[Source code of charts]
====
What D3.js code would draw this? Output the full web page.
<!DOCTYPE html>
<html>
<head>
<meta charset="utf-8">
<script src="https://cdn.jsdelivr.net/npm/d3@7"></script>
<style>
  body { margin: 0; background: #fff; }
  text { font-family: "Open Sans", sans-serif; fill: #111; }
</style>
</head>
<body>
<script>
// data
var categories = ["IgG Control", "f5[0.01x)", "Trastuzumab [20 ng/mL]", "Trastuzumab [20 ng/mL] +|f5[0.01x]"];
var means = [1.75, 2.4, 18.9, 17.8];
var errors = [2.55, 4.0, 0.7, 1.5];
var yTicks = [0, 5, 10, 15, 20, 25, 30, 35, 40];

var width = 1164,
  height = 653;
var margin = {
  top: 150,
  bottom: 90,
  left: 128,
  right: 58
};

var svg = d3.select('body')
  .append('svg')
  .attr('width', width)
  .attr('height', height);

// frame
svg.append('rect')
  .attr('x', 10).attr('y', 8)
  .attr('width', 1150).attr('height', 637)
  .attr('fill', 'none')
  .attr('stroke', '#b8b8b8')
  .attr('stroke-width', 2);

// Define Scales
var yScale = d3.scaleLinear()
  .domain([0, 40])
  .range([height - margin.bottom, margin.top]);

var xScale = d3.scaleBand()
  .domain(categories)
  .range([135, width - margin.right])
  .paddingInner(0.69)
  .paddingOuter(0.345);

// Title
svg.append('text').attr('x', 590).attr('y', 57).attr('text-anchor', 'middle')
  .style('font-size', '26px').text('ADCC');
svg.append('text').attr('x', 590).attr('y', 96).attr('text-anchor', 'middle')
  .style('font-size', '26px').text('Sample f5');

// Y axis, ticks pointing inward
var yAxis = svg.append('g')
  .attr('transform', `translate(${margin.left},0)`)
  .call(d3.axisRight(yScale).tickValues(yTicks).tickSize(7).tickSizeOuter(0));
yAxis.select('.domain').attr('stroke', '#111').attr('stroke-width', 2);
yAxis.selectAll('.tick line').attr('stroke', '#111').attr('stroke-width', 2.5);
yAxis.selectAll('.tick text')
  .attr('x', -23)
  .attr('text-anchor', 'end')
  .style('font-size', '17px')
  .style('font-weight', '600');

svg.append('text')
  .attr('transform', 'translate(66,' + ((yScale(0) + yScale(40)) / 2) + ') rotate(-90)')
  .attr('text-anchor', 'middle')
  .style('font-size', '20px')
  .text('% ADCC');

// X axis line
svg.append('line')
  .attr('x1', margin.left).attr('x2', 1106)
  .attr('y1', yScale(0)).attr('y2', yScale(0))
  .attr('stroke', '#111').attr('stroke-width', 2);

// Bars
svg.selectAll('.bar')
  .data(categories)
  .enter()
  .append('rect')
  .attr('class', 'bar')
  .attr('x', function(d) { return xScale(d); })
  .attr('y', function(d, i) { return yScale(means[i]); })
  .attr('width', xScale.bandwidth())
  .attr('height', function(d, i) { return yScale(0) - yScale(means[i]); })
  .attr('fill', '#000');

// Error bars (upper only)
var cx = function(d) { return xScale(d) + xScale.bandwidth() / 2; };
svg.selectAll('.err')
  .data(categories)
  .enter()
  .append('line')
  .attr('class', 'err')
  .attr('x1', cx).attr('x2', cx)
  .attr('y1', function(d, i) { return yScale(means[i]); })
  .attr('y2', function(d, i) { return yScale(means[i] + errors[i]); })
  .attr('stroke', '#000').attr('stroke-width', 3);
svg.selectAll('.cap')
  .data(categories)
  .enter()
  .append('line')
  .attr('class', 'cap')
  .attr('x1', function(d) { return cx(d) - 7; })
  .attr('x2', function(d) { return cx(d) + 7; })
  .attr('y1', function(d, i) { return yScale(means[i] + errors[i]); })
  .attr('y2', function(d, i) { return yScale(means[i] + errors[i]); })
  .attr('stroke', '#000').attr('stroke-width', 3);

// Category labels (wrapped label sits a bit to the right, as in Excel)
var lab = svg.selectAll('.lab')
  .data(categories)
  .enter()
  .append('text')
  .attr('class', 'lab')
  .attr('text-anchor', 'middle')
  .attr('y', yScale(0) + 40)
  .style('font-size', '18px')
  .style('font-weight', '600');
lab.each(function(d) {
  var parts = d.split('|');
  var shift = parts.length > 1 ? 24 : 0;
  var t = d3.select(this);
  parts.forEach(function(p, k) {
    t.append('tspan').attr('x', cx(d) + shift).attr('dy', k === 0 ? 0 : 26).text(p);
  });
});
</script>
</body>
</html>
====
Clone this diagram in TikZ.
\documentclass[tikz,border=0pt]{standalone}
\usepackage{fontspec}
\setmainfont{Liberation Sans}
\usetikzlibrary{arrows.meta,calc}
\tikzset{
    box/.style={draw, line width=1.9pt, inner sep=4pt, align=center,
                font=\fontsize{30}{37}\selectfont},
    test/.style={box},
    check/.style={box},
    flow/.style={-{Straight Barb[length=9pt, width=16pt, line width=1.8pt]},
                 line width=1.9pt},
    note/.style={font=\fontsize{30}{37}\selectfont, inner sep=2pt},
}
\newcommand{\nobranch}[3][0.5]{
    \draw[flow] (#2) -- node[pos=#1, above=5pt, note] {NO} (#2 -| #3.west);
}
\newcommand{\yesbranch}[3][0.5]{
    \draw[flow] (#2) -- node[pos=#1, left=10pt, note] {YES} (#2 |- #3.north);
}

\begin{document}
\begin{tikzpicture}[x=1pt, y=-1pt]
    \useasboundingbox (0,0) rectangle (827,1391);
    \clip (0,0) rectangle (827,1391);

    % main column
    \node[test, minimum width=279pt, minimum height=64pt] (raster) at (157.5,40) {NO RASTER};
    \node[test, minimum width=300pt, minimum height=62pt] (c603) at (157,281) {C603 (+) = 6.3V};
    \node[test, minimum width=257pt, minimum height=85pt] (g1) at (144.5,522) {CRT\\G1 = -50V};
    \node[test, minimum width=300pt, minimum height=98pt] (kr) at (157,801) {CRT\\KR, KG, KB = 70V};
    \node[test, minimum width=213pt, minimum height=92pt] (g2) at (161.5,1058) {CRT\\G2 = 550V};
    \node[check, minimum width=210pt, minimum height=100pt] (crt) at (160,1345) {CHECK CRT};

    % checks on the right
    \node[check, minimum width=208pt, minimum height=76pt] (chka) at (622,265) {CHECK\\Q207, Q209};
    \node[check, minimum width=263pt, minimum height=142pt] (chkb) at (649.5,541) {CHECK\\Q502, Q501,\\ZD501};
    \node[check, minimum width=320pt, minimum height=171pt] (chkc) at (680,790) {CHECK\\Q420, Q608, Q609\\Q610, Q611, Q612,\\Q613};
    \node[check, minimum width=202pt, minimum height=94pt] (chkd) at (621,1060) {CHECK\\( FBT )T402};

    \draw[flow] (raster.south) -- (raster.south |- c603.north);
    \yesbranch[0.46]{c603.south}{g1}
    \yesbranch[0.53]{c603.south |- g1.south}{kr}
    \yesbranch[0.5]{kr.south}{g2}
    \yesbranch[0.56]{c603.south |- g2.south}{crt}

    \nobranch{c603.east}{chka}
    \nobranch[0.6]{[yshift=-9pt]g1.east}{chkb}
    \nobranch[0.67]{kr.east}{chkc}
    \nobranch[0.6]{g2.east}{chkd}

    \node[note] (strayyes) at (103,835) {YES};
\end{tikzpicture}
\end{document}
====
[OBJECTIVE] Check each line of the entries for the string "this". Copy the lines that have it.

[ANSWER IN FULL]
What D3.js code would draw this? Output the full web page.
  var t = d3.select(this);
Clone this diagram in TikZ.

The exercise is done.